Problem requirements => From the entries that follow, list every line in which the string "this" appears.

===== Data for the task

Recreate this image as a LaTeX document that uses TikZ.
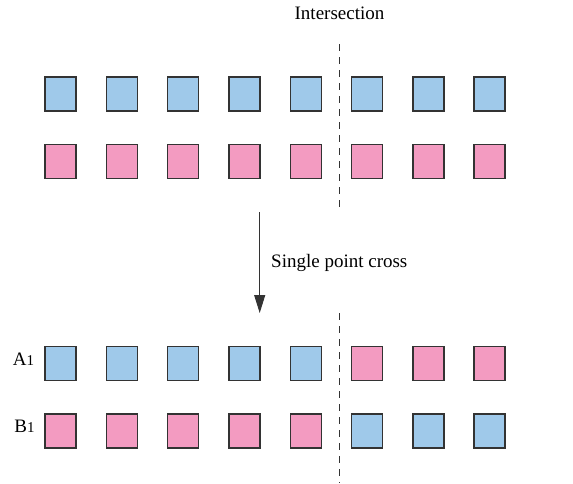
\documentclass[tikz,border=0pt]{standalone}
\usepackage{fontspec}
\setmainfont{Liberation Serif}
\usetikzlibrary{arrows.meta}
\definecolor{geneblue}{HTML}{9FC9EA}
\definecolor{genepink}{HTML}{F39BC1}
\definecolor{edgegray}{HTML}{333333}
\begin{document}
\begin{tikzpicture}[x=1pt,y=-1pt,
  gene/.style={rectangle,draw=edgegray,line width=1.4pt,minimum width=31pt,minimum height=34pt,inner sep=0pt},
  bgene/.style={gene,fill=geneblue},
  pgene/.style={gene,fill=genepink},
  cutline/.style={draw=edgegray,line width=1pt,dash pattern=on 7pt off 6pt},
  lbl/.style={font=\fontsize{19}{22}\selectfont,text=black,inner sep=0pt}]
\useasboundingbox (0,0) rectangle (573,483);
% parent chromosomes
\foreach \i in {1,...,8} {
  \pgfmathsetmacro{\xx}{60.5+61.3*(\i-1)}
  \node[bgene] (a\i) at (\xx,94) {};
  \node[pgene] (b\i) at (\xx,161.7) {};
}
% offspring chromosomes after crossover
\foreach \i in {1,...,5} {
  \pgfmathsetmacro{\xx}{60.5+61.3*(\i-1)}
  \node[bgene] (c\i) at (\xx,363.5) {};
  \node[pgene] (d\i) at (\xx,430.8) {};
}
\foreach \i in {6,...,8} {
  \pgfmathsetmacro{\xx}{60.5+61.3*(\i-1)}
  \node[pgene] (c\i) at (\xx,363.5) {};
  \node[bgene] (d\i) at (\xx,430.8) {};
}
% crossover point
\coordinate (cutA) at (339.3,44);
\coordinate (cutB) at (339.3,212);
\coordinate (cutC) at (339.3,313);
\coordinate (cutD) at (339.3,483);
\draw[cutline] (cutA) -- (cutB);
\draw[cutline] (cutC) -- (cutD);
\node[lbl] (inter) at (339.5,13) {Intersection};
% operation arrow
\coordinate (arrS) at (259.7,212);
\coordinate (arrE) at (259.7,313);
\draw[edgegray,line width=1pt,-{Triangle[length=18pt,width=11pt]}] (arrS) -- (arrE);
\node[lbl,anchor=west] (spc) at (271,263) {Single point cross};
% row labels
\node[lbl] (la) at (23.5,359) {A{\fontsize{15}{18}\selectfont 1}};
\node[lbl] (lb) at (24.5,426.5) {B{\fontsize{15}{18}\selectfont 1}};
\end{tikzpicture}
\end{document}
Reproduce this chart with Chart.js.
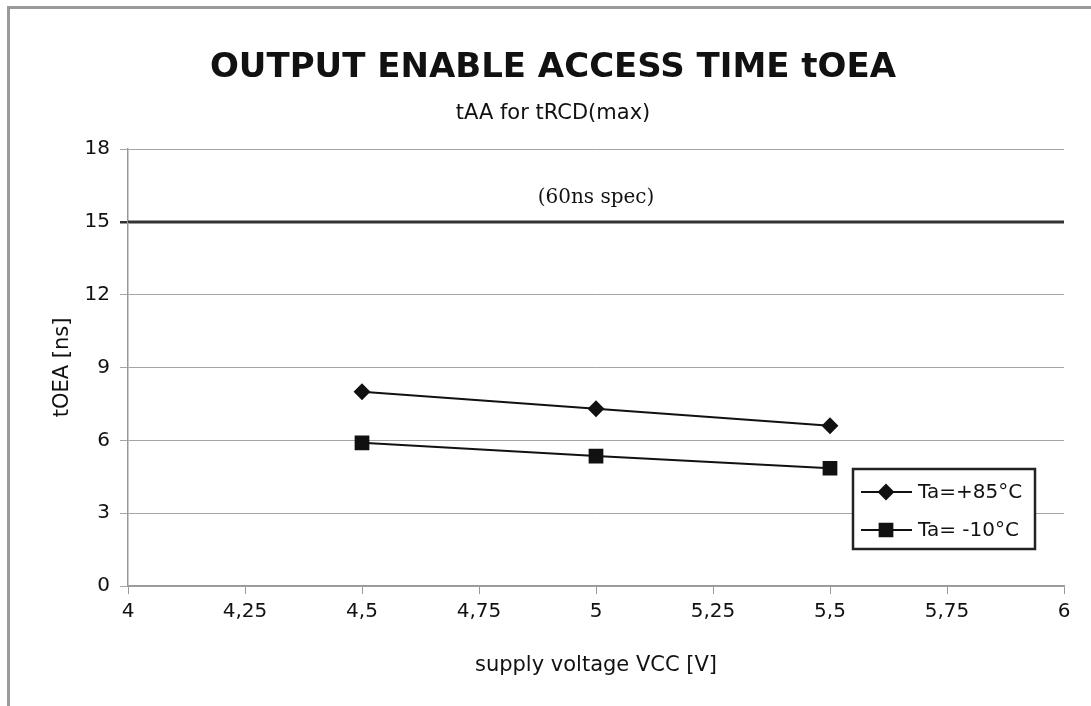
<!DOCTYPE html>
<html>
<head>
<meta charset="utf-8">
<script src="https://cdn.jsdelivr.net/npm/chart.js@4.4.0/dist/chart.umd.min.js"></script>
<style>
html, body { margin: 0; padding: 0; background: #fff; overflow: hidden; }
#frame { position: absolute; left: 7px; top: 6px; width: 1100px; height: 720px; border-left: 3px solid #9a9a9a; border-top: 3px solid #9a9a9a; }
#wrap { position: absolute; left: 0; top: 0; width: 1091px; height: 706px; }
</style>
</head>
<body>
<div id="frame"></div>
<div id="wrap"><canvas id="chart"></canvas></div>
<script>
// data
var voltage = [4.5, 5, 5.5];
var hotValues = [8.0, 7.3, 6.6];     // Ta=+85°C
var coldValues = [5.9, 5.35, 4.85];  // Ta= -10°C
var specVoltage = [4, 6];
var specValues = [15, 15];
var xTickValues = [4, 4.25, 4.5, 4.75, 5, 5.25, 5.5, 5.75, 6];
var yTickValues = [0, 3, 6, 9, 12, 15, 18];
var seriesNames = ['Ta=+85°C', 'Ta= -10°C'];
var specLabel = '(60ns spec)';
var titleText = 'OUTPUT ENABLE ACCESS TIME tOEA';
var subtitleText = 'tAA for tRCD(max)';

function toPoints(xs, ys) {
    return xs.map(function (x, i) { return { x: x, y: ys[i] }; });
}

function comma(v) {
    return String(v).replace('.', ',');
}

// titles, legend box and spec label
var extrasPlugin = {
    id: 'extras',
    afterDatasetsDraw: function (chart) {
        var ctx = chart.ctx;
        var area = chart.chartArea;
        var ys = chart.scales.y;

        ctx.save();
        ctx.fillStyle = '#111';
        ctx.textAlign = 'center';
        ctx.textBaseline = 'alphabetic';
        ctx.font = 'bold 34px "DejaVu Sans"';
        ctx.fillText(titleText, 553, 77);
        ctx.font = '21px "DejaVu Sans"';
        ctx.fillText(subtitleText, 553, 119);

        ctx.font = '20px "DejaVu Serif"';
        ctx.textBaseline = 'middle';
        ctx.fillText(specLabel, (area.left + area.right) / 2, ys.getPixelForValue(specValues[0]) - 24);

        // legend box
        var bx = area.right - 211, by = area.bottom - 117, bw = 182, bh = 80;
        ctx.fillStyle = '#fff';
        ctx.fillRect(bx, by, bw, bh);
        ctx.strokeStyle = '#222';
        ctx.lineWidth = 2.5;
        ctx.strokeRect(bx, by, bw, bh);

        ctx.font = '20px "DejaVu Sans"';
        ctx.textAlign = 'left';
        for (var i = 0; i < 2; i++) {
            var ds = chart.data.datasets[i];
            var cy = by + 23 + i * 38;
            ctx.strokeStyle = ds.borderColor;
            ctx.fillStyle = ds.backgroundColor;
            ctx.lineWidth = 2;
            ctx.beginPath();
            ctx.moveTo(bx + 8, cy);
            ctx.lineTo(bx + 59, cy);
            ctx.stroke();
            Chart.helpers.drawPoint(ctx, {
                pointStyle: ds.pointStyle,
                radius: ds.pointRadius,
                borderWidth: 1
            }, bx + 33, cy);
            ctx.fillStyle = '#111';
            ctx.fillText(seriesNames[i], bx + 65, cy + 1);
        }
        ctx.restore();
    }
};

var ctx = document.getElementById('chart').getContext('2d');
var myChart = new Chart(ctx, {
    type: 'scatter',
    data: {
        datasets: [{
            label: seriesNames[0],
            data: toPoints(voltage, hotValues),
            showLine: true,
            borderColor: '#111',
            backgroundColor: '#111',
            borderWidth: 2,
            pointStyle: 'rectRot',
            pointRadius: 7,
            pointHoverRadius: 7
        }, {
            label: seriesNames[1],
            data: toPoints(voltage, coldValues),
            showLine: true,
            borderColor: '#111',
            backgroundColor: '#111',
            borderWidth: 2,
            pointStyle: 'rect',
            pointRadius: 9,
            pointHoverRadius: 9
        }, {
            label: 'spec',
            data: toPoints(specVoltage, specValues),
            showLine: true,
            borderColor: '#333',
            borderWidth: 2.5,
            pointRadius: 0
        }]
    },
    options: {
        responsive: true,
        maintainAspectRatio: false,
        animation: false,
        layout: { padding: { top: 149, left: 0, right: 27, bottom: 0 } },
        plugins: {
            legend: { display: false },
            tooltip: { enabled: false },
            title: { display: false },
            subtitle: { display: false }
        },
        scales: {
            x: {
                type: 'linear',
                min: 4,
                max: 6,
                afterFit: function (scale) { scale.height = 120; },
                afterBuildTicks: function (scale) {
                    scale.ticks = xTickValues.map(function (v) { return { value: v }; });
                },
                ticks: {
                    color: '#111',
                    font: { family: 'DejaVu Sans', size: 20 },
                    padding: 6,
                    maxRotation: 0,
                    callback: function (v) { return comma(v); }
                },
                grid: { drawOnChartArea: false, drawTicks: true, tickLength: 8, color: '#999' },
                border: { color: '#999', width: 1.5 },
                title: {
                    display: true,
                    text: 'supply voltage VCC [V]',
                    color: '#111',
                    font: { family: 'DejaVu Sans', size: 21 },
                    padding: { top: 4, bottom: 28 }
                }
            },
            y: {
                min: 0,
                max: 18,
                afterFit: function (scale) { scale.width = 128; },
                afterBuildTicks: function (scale) {
                    scale.ticks = yTickValues.map(function (v) { return { value: v }; });
                },
                ticks: {
                    color: '#111',
                    font: { family: 'DejaVu Sans', size: 20 },
                    padding: 10
                },
                grid: {
                    tickLength: 8,
                    color: function (c) { return c.tick && c.tick.value === specValues[0] ? '#333' : '#a5a5a5'; },
                    lineWidth: function (c) { return c.tick && c.tick.value === specValues[0] ? 2.5 : 1; }
                },
                border: { color: '#999', width: 1.5 },
                title: {
                    display: true,
                    text: 'tOEA [ns]',
                    color: '#111',
                    font: { family: 'DejaVu Sans', size: 21 },
                    padding: { top: 50, bottom: 0 }
                }
            }
        }
    },
    plugins: [extrasPlugin]
});
</script>
</body>
</html>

==========

Task response =>
Recreate this image as a LaTeX document that uses TikZ.
Reproduce this chart with Chart.js.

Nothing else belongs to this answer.